The Battery-Powered Answer: Nothing Bolted On, Nothing to Inspect
This is why I switched. A train horn for the Milwaukee® 18v battery has no compressor to mount, no tank to plumb, and — this is the part that matters here — no wire touching your truck's electrical system. The horn runs entirely off the M18 pack clicked into its base, fired by a wireless remote from up to 2000 feet away. Your factory horn stays untouched on the button, exactly where the inspection code wants it.
Come inspection morning, you don't even have to think about it. The horn sits on a quick-release mount; lift it off, set it in the garage, drive to the station. There's nothing on the vehicle for an inspector to evaluate, because the horn was never part of the vehicle — legally it's portable equipment, same as a jobsite radio. My Extreme Quad Train Horn for Milwaukee® 18v Battery lives on my Kern County rig most of the year, and it has never once come up at an inspection or a roadside stop, because when the truck gets looked at, the horn simply isn't there.
One thing I'll say plainly, because I say it in every legality article: passing inspection is not a license to blast 150 dB in traffic.
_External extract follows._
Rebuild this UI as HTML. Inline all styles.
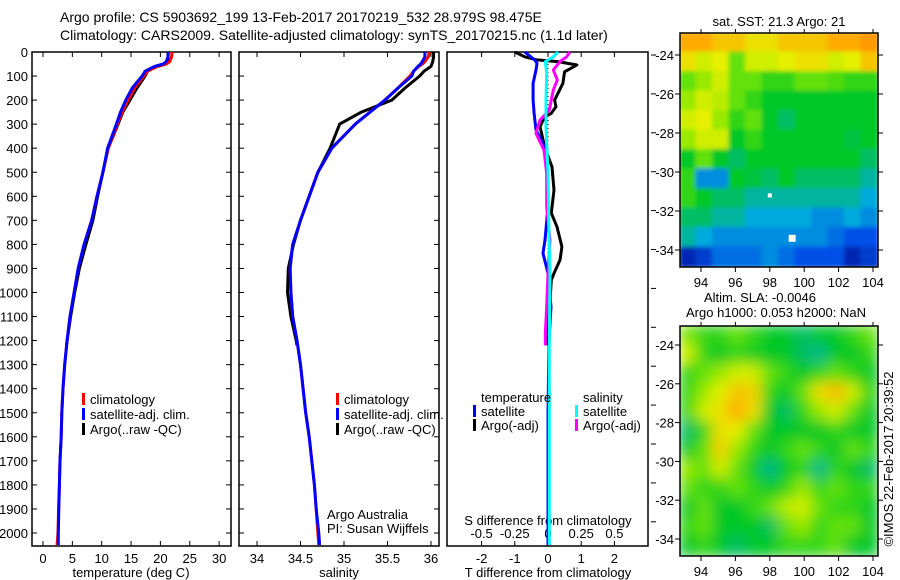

Inspection rules govern what's on the vehicle; use rules govern what comes out of it, and those apply everywhere, inspection state or not. Loud is a feature — install it right, and use it right.
FAQ
Will a train horn alone fail my state inspection?
No inspection code I've read names train horns as an automatic reject. Vehicles fail the horn check for a missing or weak required horn, defective horn wiring, or a device the inspector classifies as siren-like or "unreasonably loud or harsh." A train horn hardwired to replace your stock horn can trip those; a portable battery-powered one can't, because it isn't installed on the vehicle.
Do I have to keep my factory horn?
In practice, yes. The 200-foot audibility requirement in states like Pennsylvania and Virginia is about the horn your steering-wheel button fires. Keep the stock horn working and you've satisfied the core requirement — everything else is additional equipment.
My state just ended inspections — can I run a train horn on the road now?
Inspection rules and street-use rules are separate laws. Texas ending safety inspections didn't repeal its noise and horn-use statutes, and the same goes for New Hampshire or Louisiana if their programs wind down. You can still get a ticket for how you use the horn even where nobody inspects the truck.
Will an inspector check a portable horn sitting in my cab or bed?
No. A safety inspection covers the vehicle's required equipment — brakes, lights, tires, steering, the horn on the button. A battery-powered horn riding along is cargo, the same as a cooler or an impact driver. That said, I still pull mine off the mount before inspection day; it takes five seconds and removes the conversation entirely.